Secondly, the intention to arrest the vessel under the writ action was but an after-thought, raised only in the 2nd affirmation in support of the application for extension of validity of the writ. Clearly, SMY (Hong Kong) Limited could not seek to arrest the vessel for a 2nd time without being accused of abuse of the court process when the Xiamen court had arrested the vessel, released it and ordered security to be provided.

Thirdly, SMY (Hong Kong) Limited’s desire was simply to hold up the Hong Kong proceedings while some other case was tried or to await some future development.
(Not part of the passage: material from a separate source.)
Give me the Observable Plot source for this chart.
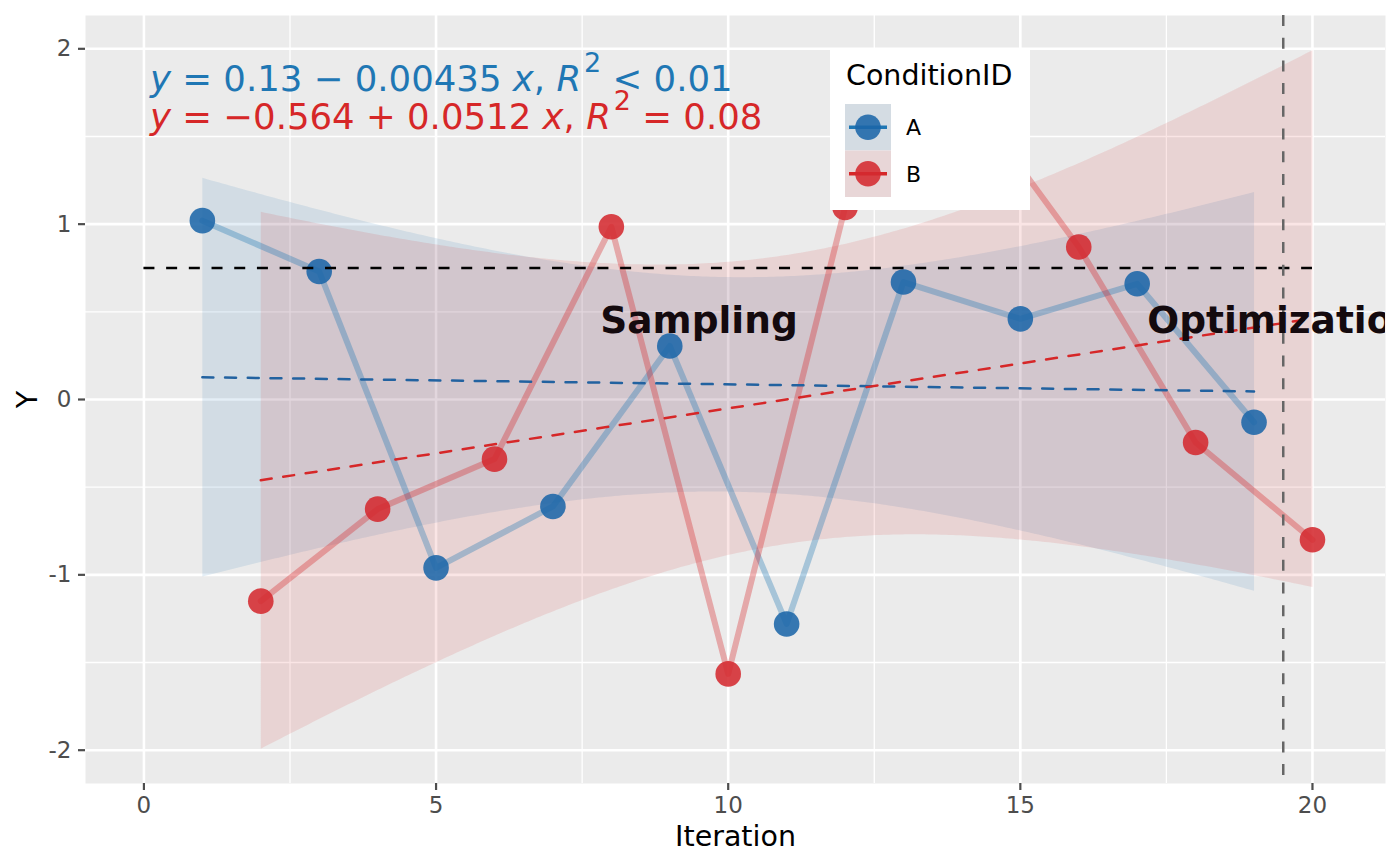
<!DOCTYPE html>
<html>
<head>
<meta charset="utf-8">
<script src="https://cdn.jsdelivr.net/npm/d3@7"></script>
<script src="https://cdn.jsdelivr.net/npm/@observablehq/plot@0.6"></script>
<style>
  html, body { margin: 0; padding: 0; background: white; }
  #chart { width: 1400px; height: 866px; }
</style>
</head>
<body>
<div id="chart"></div>
<script>
// ---------------- data ----------------
const conditions = ["A", "B"];
const iterA = [1, 3, 5, 7, 9, 11, 13, 15, 17, 19];
const yA    = [1.02, 0.73, -0.96, -0.61, 0.305, -1.28, 0.67, 0.46, 0.66, -0.13];
const iterB = [2, 4, 6, 8, 10, 12, 14, 16, 18, 20];
const yB    = [-1.15, -0.625, -0.34, 0.985, -1.565, 1.095, 1.78, 0.87, -0.245, -0.80];

const xTicks = [0, 5, 10, 15, 20];
const xMinor = [2.5, 7.5, 12.5, 17.5];
const yTicks = [-2, -1, 0, 1, 2];
const yMinor = [-1.5, -0.5, 0.5, 1.5];

const targetY = 0.75;          // horizontal reference
const targetSpan = [0, 20];
const phaseBoundary = 19.5;    // vertical reference
const phaseLabels = ["Sampling", "Optimization"];
const phaseX = [9.5, 19.5];
const phaseY = [0.45, 0.45];

const eqA = "0.13 − 0.00435", r2A = "< 0.01";
const eqB = "−0.564 + 0.0512", r2B = "= 0.08";

// ---------------- styles ----------------
const colors = {A: "#1F77B4", B: "#D62728"};
const pointColors = {A: "#1D66A8", B: "#D42A30"};
const fitColors = {A: "#2262A0", B: "#D62728"};
const keyBg  = {A: "#D4DCE3", B: "#E8D6D7"};
const FONT = "DejaVu Sans";

const rowsA = iterA.map((x, i) => ({x, y: yA[i], cond: "A"}));
const rowsB = iterB.map((x, i) => ({x, y: yB[i], cond: "B"}));
const series = {A: rowsA, B: rowsB};

const marks = [
  Plot.frame({fill: "#EBEBEB"}),
  Plot.ruleX(xMinor, {stroke: "white", strokeWidth: 1.3}),
  Plot.ruleY(yMinor, {stroke: "white", strokeWidth: 1.3}),
  Plot.ruleX(xTicks, {stroke: "white", strokeWidth: 2.6}),
  Plot.ruleY(yTicks, {stroke: "white", strokeWidth: 2.6}),
];
// confidence bands
for (const c of conditions) {
  marks.push(Plot.linearRegressionY(series[c], {
    x: "x", y: "y", ci: 0.95, fill: colors[c], fillOpacity: 0.12, stroke: "none"
  }));
}
// connecting lines
for (const c of conditions) {
  marks.push(Plot.line(series[c], {
    x: "x", y: "y", stroke: colors[c], strokeOpacity: 0.34, strokeWidth: 6
  }));
}
// regression lines
for (const c of conditions) {
  marks.push(Plot.linearRegressionY(series[c], {
    x: "x", y: "y", ci: 0, stroke: fitColors[c], strokeWidth: 2.5, strokeDasharray: "11,11.7"
  }));
}
// points
for (const c of conditions) {
  marks.push(Plot.dot(series[c], {
    x: "x", y: "y", r: 12.8, fill: pointColors[c], fillOpacity: 0.88, stroke: "none"
  }));
}
marks.push(
  Plot.ruleY([targetY], {x1: targetSpan[0], x2: targetSpan[1], stroke: "black", strokeWidth: 2.5, strokeDasharray: "11,11.7"}),
  Plot.ruleX([phaseBoundary], {stroke: "#666666", strokeWidth: 2.5, strokeDasharray: "11,11.7"}),
  Plot.text(phaseLabels, {
    x: (d, i) => phaseX[i], y: (d, i) => phaseY[i], text: d => d,
    fontSize: 37.5, fontWeight: "bold", fill: "#140A0E", clip: "frame", fontFamily: FONT
  }),
  Plot.axisX({ticks: xTicks, tickSize: 7, tickPadding: 6, fontSize: 23, tickFormat: d => String(d),
    color: "#4D4D4D", strokeWidth: 2.2, label: null}),
  Plot.axisY({ticks: yTicks, tickSize: 7, tickPadding: 7, fontSize: 23, tickFormat: d => String(d),
    color: "#4D4D4D", strokeWidth: 2.2, label: null}),
  Plot.text(["Iteration"], {frameAnchor: "bottom", dy: 53, lineAnchor: "middle", textAnchor: "middle",
    text: d => d, fontSize: 28.5, fill: "black"}),
  Plot.text(["Y"], {frameAnchor: "left", dx: -58, rotate: -90, lineAnchor: "middle", textAnchor: "middle",
    text: d => d, fontSize: 28.5, fill: "black"})
);

const chart = Plot.plot({
  width: 1400, height: 866,
  marginLeft: 85, marginRight: 15, marginTop: 15, marginBottom: 83,
  x: {domain: [-1, 21.25]},
  y: {domain: [-2.19, 2.19]},
  style: {fontFamily: FONT, background: "white"},
  marks
});
document.getElementById("chart").appendChild(chart);

// ---------------- equations & legend (annotations) ----------------
const svg = d3.select(chart);
const eqs = [
  {c: "A", coef: eqA, r2: r2A, y: 91},
  {c: "B", coef: eqB, r2: r2B, y: 129}
];
const eg = svg.append("g").attr("font-family", FONT).attr("font-size", 35.5).attr("text-anchor", "start");
for (const e of eqs) {
  const t = eg.append("text").attr("x", 150).attr("y", e.y).attr("fill", colors[e.c])
    .attr("text-anchor", "start");
  t.append("tspan").attr("font-style", "italic").text("y");
  t.append("tspan").text(" = " + e.coef + " ");
  t.append("tspan").attr("font-style", "italic").text("x");
  t.append("tspan").text(", ");
  t.append("tspan").attr("font-style", "italic").text("R");
  t.append("tspan").attr("font-size", 27).attr("dy", -19).attr("dx", 3).text("2");
  t.append("tspan").attr("dy", 19).text(" " + e.r2);
}

const lg = svg.append("g").attr("font-family", FONT).attr("text-anchor", "start");
lg.append("rect").attr("x", 830).attr("y", 48).attr("width", 200).attr("height", 162).attr("fill", "white");
lg.append("text").attr("x", 846).attr("y", 85).attr("font-size", 28.5).attr("fill", "black").text("ConditionID");
conditions.forEach((c, i) => {
  const top = 104 + 46.5 * i, cy = top + 23.25;
  lg.append("rect").attr("x", 845).attr("y", top).attr("width", 46).attr("height", 46.5).attr("fill", keyBg[c]);
  lg.append("line").attr("x1", 849).attr("x2", 887).attr("y1", cy).attr("y2", cy)
    .attr("stroke", colors[c]).attr("stroke-width", 3.5);
  lg.append("circle").attr("cx", 868).attr("cy", cy).attr("r", 12.8).attr("fill", pointColors[c]).attr("fill-opacity", 0.88);
  lg.append("text").attr("x", 906).attr("y", cy + 8).attr("font-size", 22).attr("fill", "black").text(c);
});
</script>
</body>
</html>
This was not a good reason for extending the validity: Pacific Electric Wire & Cable Co Ltd v Hu Hung Chiu.

Fourthly, SMY (Hong Kong) Limited’s delay in service was to save itself from incurring extra expense.

Ground B is not substantiated.

It was submitted that SMY (Hong Kong) Limited would suffer great prejudice because there had been 2 changes of ownership in the vessel after issue of the writ. SMY (Hong Kong) Limited would be deprived of the opportunity to seek further security against the owners to secure its intended claims: section 12B(4) of the High Court Ordinance; The Chong Bong, at page 589 G to H. On the other hand, there would be no prejudice to the defendant.

Since SMY (Hong Kong) Limited could not even show good reason under the first-stage, there was no need to consider prejudice in the second-stage.

The Judge was not satisfied that it was impossible for SMY (Hong Kong) Limited to effect service of the writ in 2013. Nor did the Judge consider that withholding the service was for the reason of saving proceedings and costs. It was but SMY (Hong Kong) Limited’s deliberate decision to wait whilst the arbitration proceedings were taken and that was not a good reason. Prejudice did not come into consideration at all. The Judge therefore dismissed the application for extension of the validity of the writ.